Se l'infanzia e l'adolescenza trascorrono così, è una Dalia ventenne quella che decide di provare a prendere in mano la situazione, ovvero i suoi incubi, il suo miracolo-maledizione di sognare gli altri (tra scampoli di vita vissuta, a lei prima ignoti, e addirittura predizioni), andando a Londra con una scusa. Mentre il suo mondo familiare è in crisi, Dalia vuole capire cosa le stia succedendo, e una sperimentazione sul sonno potrebbe aiutarla a capire qualcosa di sé e, chissà?!, forse aiutarla a sognare per una volta sé stessa e non solo gli altri.
Inizia così una seconda parte del romanzo affascinante, che ci strappa dal nucleo familiare e lascia Dalia ad ambientarsi – a fatica – a casa di Gemma, un'anziana e burbera siciliana trasferitasi a Londra anni prima, che ha bisogno di una "dama" di compagnia. Quasi compaesane, Dalia e Gemma condividono anche altro, ma lo scopriranno – e lo scopriremo noi lettori – dopo parecchie pagine, battibecchi, rappacificazioni, discorsi che si fanno ora più taglienti ora decisamente comprensivi ed empatici.

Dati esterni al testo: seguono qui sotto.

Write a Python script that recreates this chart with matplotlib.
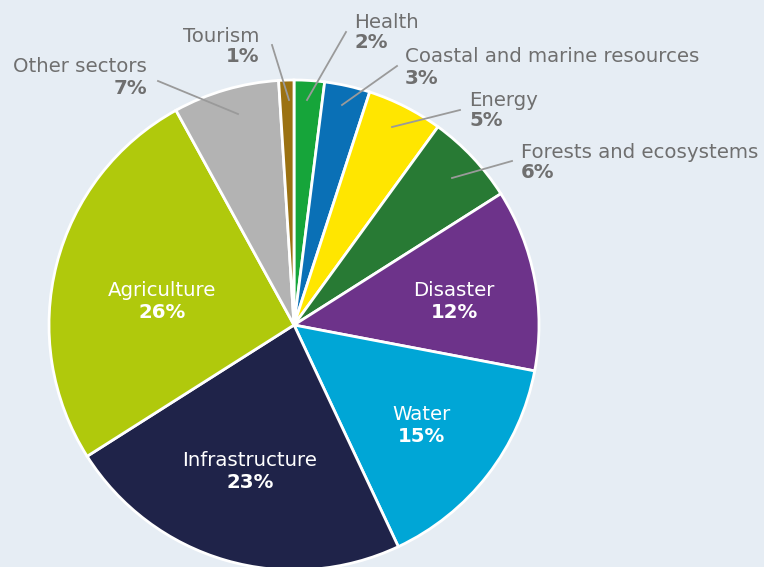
import matplotlib.pyplot as plt

# Share of adaptation finance by sector (%), clockwise from 12 o'clock
sectors = ['Health', 'Coastal and marine resources', 'Energy', 'Forests and ecosystems',
           'Disaster', 'Water', 'Infrastructure', 'Agriculture', 'Other sectors', 'Tourism']
shares = [2, 3, 5, 6, 12, 15, 23, 26, 7, 1]
colours = ['#16a53a', '#0a70b6', '#ffe600', '#287a34', '#6d338a',
           '#00a6d6', '#1f2349', '#b0c90c', '#b3b3b3', '#9b7212']

BG = '#e6edf4'
GREY_TXT = '#6f6f6f'
W, H = 764, 567
FS = 14.2

plt.rcParams['font.family'] = ['DejaVu Sans']

fig = plt.figure(figsize=(W / 100, H / 100), dpi=100)
fig.patch.set_facecolor(BG)
ax = fig.add_axes([0, 0, 1, 1])
ax.set_facecolor(BG)

cx, cy, r = 294, H - 325, 245
ax.pie(shares, colors=colours, startangle=90, counterclock=False,
       center=(cx, cy), radius=r, frame=True,
       wedgeprops=dict(edgecolor='white', linewidth=2))
ax.set_xlim(0, W)
ax.set_ylim(0, H)
ax.set_aspect('equal')
ax.axis('off')

# labels inside the big wedges (text x, y in pixels from top-left)
inside = {
    'Disaster': (454, 291),
    'Water': (421, 415),
    'Infrastructure': (250, 461),
    'Agriculture': (162, 290),
}
# outside labels: anchor, alignment, leader line start and end
outside = {
    'Tourism': ((259, 36), 'right', (272, 45), (289, 100)),
    'Health': ((354, 22), 'left', (346, 32), (307, 100)),
    'Coastal and marine resources': ((405, 57), 'left', (397, 66), (342, 105)),
    'Energy': ((469, 100), 'left', (460, 110), (392, 127)),
    'Forests and ecosystems': ((521, 152), 'left', (512, 161), (452, 178)),
    'Other sectors': ((147, 67), 'right', (158, 81), (238, 114)),
}

for name, share in zip(sectors, shares):
    pct = f'{share}%'
    if name in inside:
        x, y = inside[name]
        ax.text(x, H - y, name, color='white', fontsize=FS,
                ha='center', va='center')
        ax.text(x, H - y - 22, pct, color='white', fontsize=FS,
                fontweight='bold', ha='center', va='center')
    else:
        (x, y), ha, p0, p1 = outside[name]
        ax.plot([p0[0], p1[0]], [H - p0[1], H - p1[1]], color='#9a9a9a', lw=1.3)
        ax.text(x, H - y, name, color=GREY_TXT, fontsize=FS,
                ha=ha, va='center')
        ax.text(x, H - y - 21, pct, color=GREY_TXT, fontsize=FS,
                fontweight='bold', ha=ha, va='center')

fig.savefig('out.png', dpi=100, facecolor=BG)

Se la prima parte di Tu vivi è fortemente realistica e intreccia romanzo familiare e di formazione, nella seconda parte affiorano elementi difficilmente spiegabili razionalmente, eppure verosimili, perché ben raccontati e calati in una narrazione convincente. Giada Messina Cuti trasmette l'importanza del fare chiarezza sulle proprie radici per trovare il proprio posto nel mondo, ma lo fa sottolineando i traumi di tutto ciò che la memoria rimodella, rimuove, lascia in sospeso tra chi eravamo e chi siamo. Se può sembrare un po' criptica quest'ultima riflessione, si faccia conto che saranno le ultime cinquanta pagine del romanzo a offrire una soluzione suggestiva, in un crescendo di pathos. E tu vivi è un refrain che diventa esortazione, preghiera, ma anche progressiva presa di coscienza di un proprio voler appartenere al mondo. Per quanto imperfetta, "strana" forse, di sicuro segnata prima ancora di nascere, Dalia non rinuncia a sé, né a diventare finalmente artefice del proprio destino.